As a reminder, Goldman calculated that the Fed's restart of POMO
would increase the size of the Fed's balance sheet by $150 billion,
which is almost in line with the $165 billion in liquidity that the Fed
will unlock in the form of "sterilized" repo operations. In other words,
the Fed just confirmed that the reserve shortfall is likely at least
$165 billion, and in doing so, it also indicated that a long-term
solution will need to be reached, one which almost certainly will
validate the prediction that QE/POMO is coming in November.
Second, as noted earlier, whereas overnight repo rates have
stabilized, term repo rates remain elevated, especially those terms that
capture either quarter or year-end, times when the US financial system
traditionally suffers from a material liquidity shortfall: "The term market is still quite choppy," confirmed
Subadra Rajappa, head of rate strategy at Societe Generale in New York.
As Bloomberg further adds, for the 10-year note futures contract versus
the cheapest-to-deliver Treasury security to Dec. 31, the basis Friday implied a term repo rate of about 2.15%. While
that’s down from about 2.40% late Thursday, it remains above the Fed’s
target range for its benchmark rate, and is also above today's G/C
overnight repo rate of 1.90%, with Alex Li, head of U.S. rates strategy
at Credit Agricole, noting that elevated term rates are a problem
because of the quantity of capital at risk.
Third, the reason why the Fed was likely forced to launch term repo,
is because while investors have called for measures that will
permanently boost reserves, such as POMO/QE, the Fed has so far
refrained from embarking on a longer-term solution to ease the funding
stress, writes Bloomberg's Elizabeth Stanton.
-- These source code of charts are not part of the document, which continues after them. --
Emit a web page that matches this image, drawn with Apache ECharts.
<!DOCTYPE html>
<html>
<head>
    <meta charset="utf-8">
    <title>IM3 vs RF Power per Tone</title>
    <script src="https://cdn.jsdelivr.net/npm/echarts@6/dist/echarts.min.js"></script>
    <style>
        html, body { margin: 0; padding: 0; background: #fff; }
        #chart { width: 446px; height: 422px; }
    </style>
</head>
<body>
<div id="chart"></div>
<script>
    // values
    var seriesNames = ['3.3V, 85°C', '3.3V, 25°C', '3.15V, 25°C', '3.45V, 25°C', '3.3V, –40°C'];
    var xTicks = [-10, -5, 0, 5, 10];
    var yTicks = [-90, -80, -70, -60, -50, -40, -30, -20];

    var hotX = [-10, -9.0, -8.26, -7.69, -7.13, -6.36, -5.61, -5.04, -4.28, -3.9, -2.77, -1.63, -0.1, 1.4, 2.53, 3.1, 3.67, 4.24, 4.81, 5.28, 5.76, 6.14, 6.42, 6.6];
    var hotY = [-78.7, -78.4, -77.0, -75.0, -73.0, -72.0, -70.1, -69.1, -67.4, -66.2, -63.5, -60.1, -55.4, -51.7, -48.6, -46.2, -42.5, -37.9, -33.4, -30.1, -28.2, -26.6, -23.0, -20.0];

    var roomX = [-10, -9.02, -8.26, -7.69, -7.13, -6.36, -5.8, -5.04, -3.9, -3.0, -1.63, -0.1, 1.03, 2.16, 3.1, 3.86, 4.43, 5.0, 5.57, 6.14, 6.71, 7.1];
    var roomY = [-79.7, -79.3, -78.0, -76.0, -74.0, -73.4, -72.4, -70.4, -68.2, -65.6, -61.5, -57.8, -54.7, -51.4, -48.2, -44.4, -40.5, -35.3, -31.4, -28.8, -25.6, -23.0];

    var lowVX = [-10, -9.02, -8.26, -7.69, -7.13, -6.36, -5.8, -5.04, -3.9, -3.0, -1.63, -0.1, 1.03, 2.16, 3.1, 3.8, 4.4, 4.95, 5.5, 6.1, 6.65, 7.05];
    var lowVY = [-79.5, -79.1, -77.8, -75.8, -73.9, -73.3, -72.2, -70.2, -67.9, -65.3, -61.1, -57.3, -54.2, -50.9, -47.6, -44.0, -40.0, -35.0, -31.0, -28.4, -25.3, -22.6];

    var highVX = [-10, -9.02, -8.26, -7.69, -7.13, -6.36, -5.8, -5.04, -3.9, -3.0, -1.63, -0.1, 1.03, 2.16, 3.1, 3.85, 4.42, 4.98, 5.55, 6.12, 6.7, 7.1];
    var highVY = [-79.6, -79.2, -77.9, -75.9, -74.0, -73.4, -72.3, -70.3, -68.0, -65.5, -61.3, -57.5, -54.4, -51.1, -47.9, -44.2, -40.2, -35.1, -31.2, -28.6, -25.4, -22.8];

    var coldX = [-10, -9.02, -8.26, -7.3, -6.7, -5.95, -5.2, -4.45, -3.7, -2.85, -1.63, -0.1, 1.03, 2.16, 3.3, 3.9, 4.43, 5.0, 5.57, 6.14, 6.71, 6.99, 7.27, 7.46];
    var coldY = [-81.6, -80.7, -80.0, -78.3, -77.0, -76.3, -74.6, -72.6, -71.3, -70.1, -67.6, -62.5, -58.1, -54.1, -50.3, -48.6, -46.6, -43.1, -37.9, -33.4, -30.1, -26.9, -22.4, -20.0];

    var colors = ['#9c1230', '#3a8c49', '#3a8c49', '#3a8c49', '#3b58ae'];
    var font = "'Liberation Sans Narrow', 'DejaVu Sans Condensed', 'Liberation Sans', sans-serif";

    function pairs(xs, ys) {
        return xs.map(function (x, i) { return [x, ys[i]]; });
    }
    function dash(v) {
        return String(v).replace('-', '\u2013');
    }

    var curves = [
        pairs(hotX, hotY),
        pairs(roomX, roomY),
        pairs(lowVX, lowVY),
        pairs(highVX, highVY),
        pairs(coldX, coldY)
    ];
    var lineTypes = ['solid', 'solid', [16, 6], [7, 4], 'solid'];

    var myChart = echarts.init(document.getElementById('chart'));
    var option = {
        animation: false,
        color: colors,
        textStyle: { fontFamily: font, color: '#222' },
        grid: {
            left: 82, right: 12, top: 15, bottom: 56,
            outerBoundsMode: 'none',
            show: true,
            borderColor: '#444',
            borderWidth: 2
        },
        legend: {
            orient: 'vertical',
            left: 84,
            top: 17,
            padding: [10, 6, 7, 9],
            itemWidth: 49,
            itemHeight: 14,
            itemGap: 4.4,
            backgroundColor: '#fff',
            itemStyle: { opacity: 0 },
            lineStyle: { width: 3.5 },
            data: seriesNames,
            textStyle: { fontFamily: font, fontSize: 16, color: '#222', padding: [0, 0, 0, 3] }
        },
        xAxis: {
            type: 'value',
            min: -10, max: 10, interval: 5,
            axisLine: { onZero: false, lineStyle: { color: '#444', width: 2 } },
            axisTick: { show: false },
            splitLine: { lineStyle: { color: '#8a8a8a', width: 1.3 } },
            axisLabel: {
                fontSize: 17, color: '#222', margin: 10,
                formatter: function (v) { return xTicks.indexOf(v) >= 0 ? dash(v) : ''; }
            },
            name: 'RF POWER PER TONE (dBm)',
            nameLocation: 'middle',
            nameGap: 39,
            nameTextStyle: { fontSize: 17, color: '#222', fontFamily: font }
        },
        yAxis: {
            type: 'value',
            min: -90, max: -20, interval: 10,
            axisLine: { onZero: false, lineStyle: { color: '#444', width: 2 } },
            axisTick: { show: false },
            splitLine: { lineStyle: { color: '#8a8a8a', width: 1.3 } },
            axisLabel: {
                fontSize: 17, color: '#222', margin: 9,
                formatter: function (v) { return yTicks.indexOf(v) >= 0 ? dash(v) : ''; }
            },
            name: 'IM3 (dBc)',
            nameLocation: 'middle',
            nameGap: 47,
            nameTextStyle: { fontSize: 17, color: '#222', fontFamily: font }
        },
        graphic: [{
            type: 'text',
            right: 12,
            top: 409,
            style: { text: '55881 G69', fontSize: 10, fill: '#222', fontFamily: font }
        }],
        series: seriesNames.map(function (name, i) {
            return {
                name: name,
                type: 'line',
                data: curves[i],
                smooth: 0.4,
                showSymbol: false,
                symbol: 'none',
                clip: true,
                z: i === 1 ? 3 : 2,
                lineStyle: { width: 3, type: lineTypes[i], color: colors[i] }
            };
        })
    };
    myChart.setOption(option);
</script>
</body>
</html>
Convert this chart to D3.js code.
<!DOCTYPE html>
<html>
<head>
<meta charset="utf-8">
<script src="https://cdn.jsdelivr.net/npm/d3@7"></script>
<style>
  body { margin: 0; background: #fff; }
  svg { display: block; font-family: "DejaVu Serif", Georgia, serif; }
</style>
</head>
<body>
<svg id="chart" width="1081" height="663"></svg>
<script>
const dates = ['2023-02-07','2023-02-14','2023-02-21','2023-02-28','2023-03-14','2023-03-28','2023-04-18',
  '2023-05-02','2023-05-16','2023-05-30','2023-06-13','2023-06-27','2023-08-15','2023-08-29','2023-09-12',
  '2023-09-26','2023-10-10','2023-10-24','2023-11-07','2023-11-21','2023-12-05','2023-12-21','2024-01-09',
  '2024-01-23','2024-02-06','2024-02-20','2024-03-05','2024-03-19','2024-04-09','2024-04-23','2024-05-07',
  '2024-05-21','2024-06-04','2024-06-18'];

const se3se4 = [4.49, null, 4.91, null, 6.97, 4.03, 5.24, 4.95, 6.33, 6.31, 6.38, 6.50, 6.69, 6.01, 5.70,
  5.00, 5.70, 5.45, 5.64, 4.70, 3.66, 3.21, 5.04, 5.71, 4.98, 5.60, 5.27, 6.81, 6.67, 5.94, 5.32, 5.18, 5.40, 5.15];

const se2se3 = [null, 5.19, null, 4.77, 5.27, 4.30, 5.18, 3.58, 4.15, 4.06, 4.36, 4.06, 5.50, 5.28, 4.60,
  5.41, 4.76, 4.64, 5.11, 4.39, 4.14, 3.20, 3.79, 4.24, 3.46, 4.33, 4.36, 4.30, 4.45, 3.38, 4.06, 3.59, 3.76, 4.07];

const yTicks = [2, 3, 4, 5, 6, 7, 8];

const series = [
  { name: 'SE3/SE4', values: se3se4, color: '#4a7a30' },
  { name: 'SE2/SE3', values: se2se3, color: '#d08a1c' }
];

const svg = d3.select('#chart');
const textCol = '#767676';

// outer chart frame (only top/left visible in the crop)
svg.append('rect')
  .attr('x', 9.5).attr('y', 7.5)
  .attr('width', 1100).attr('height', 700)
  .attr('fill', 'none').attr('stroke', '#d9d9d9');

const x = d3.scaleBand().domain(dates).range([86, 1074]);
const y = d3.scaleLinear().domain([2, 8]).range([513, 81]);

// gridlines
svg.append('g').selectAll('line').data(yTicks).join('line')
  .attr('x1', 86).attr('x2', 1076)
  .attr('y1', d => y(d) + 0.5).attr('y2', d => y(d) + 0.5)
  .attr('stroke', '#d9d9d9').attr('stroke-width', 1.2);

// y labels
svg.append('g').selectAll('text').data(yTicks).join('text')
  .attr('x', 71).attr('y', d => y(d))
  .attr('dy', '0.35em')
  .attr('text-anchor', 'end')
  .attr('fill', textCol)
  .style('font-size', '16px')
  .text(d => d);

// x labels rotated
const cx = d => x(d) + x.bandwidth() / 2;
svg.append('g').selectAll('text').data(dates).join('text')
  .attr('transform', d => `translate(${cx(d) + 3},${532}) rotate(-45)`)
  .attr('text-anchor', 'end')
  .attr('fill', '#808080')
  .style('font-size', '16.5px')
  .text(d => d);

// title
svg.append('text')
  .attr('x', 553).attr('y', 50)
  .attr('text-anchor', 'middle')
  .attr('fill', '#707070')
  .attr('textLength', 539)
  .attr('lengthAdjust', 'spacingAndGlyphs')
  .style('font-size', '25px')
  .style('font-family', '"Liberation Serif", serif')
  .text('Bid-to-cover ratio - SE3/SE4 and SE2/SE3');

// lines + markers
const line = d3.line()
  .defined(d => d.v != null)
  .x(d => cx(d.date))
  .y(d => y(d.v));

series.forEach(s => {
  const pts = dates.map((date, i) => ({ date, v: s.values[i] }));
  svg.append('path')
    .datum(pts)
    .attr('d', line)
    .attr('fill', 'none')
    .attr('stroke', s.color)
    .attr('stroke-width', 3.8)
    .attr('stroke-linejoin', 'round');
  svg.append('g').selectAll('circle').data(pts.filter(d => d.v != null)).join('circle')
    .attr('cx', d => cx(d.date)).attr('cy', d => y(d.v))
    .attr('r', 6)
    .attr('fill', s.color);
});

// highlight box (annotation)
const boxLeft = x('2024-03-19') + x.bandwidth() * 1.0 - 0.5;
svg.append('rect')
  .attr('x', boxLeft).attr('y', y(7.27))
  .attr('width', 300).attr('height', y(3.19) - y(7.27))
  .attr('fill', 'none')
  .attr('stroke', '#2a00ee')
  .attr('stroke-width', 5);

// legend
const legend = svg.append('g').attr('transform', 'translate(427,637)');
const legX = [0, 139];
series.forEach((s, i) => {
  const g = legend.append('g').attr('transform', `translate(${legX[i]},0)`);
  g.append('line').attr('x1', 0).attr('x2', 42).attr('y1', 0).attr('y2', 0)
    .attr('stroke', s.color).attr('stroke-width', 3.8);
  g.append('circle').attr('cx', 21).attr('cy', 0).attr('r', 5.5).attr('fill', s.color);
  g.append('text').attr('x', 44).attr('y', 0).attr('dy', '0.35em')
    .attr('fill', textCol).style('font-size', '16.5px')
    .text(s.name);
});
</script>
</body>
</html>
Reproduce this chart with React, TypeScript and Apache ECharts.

Specifically, Chair
Powell said after Wednesday’s policy decision that he didn’t see "any
implications for the broader economy" from the repo crunch, which
prompted traders to exit long basis trades - long positions in
Treasuries hedged with shorts in futures - which normally perform well
when the Fed is cutting rates. "Futures outperformed cash amid
the spike in repo and in the wake of an FOMC that could have done more
to instill confidence in its attention to the issue," Credit Suisse
strategist Jonathan Cohn said. “The move flushed out significant long
basis positioning.”
In short, despite the generous use of the $75 billion overnight repo,
it wasn't enough, and STIR and repo traders were spooked enough to
force the Fed to engage in yet another form of liquidity injection, in
the form of term repos.
If and when that too is insufficient, the Fed will have just two
options: pursue a standing repo facility, which it is already doing to
an extent with term repos, and eventually launch outright POMO (i.e.
QE), to boost the level of reserves in the system, as it is now obvious
that $1.3 trillion in "excess" reserves is nowhere near enough for the
US financial system, which needs at least another $400 billion in
reserves - as shown in the chart below - to see the FF-IOER spread
stabilize.
What does this means from a practical standpoint? The panic in repo
will almost certainly fade at least in the near term, however, look for
elevated term repo rates, since they will all fall beyond the quarter
end period when repo rates tend to soar as banks withdraw liquidity in
order to "window dress" their balance sheets. And certainly look for a
surge in term repos that capture year end, which as a reminder, saw last
year's repo rate explode to above 4%.
One final practical implication: since the market is now convinced it urgently needs the
Fed to restart POMOs, expect another "near-death" event for the repo
market some time in October/early November, which will be the catalyst
forcing the John Williams Fed to move beyond mere repos and activate
POMOs as the liquidity-injecting operation of choice. And with that, QE4 will have arrived.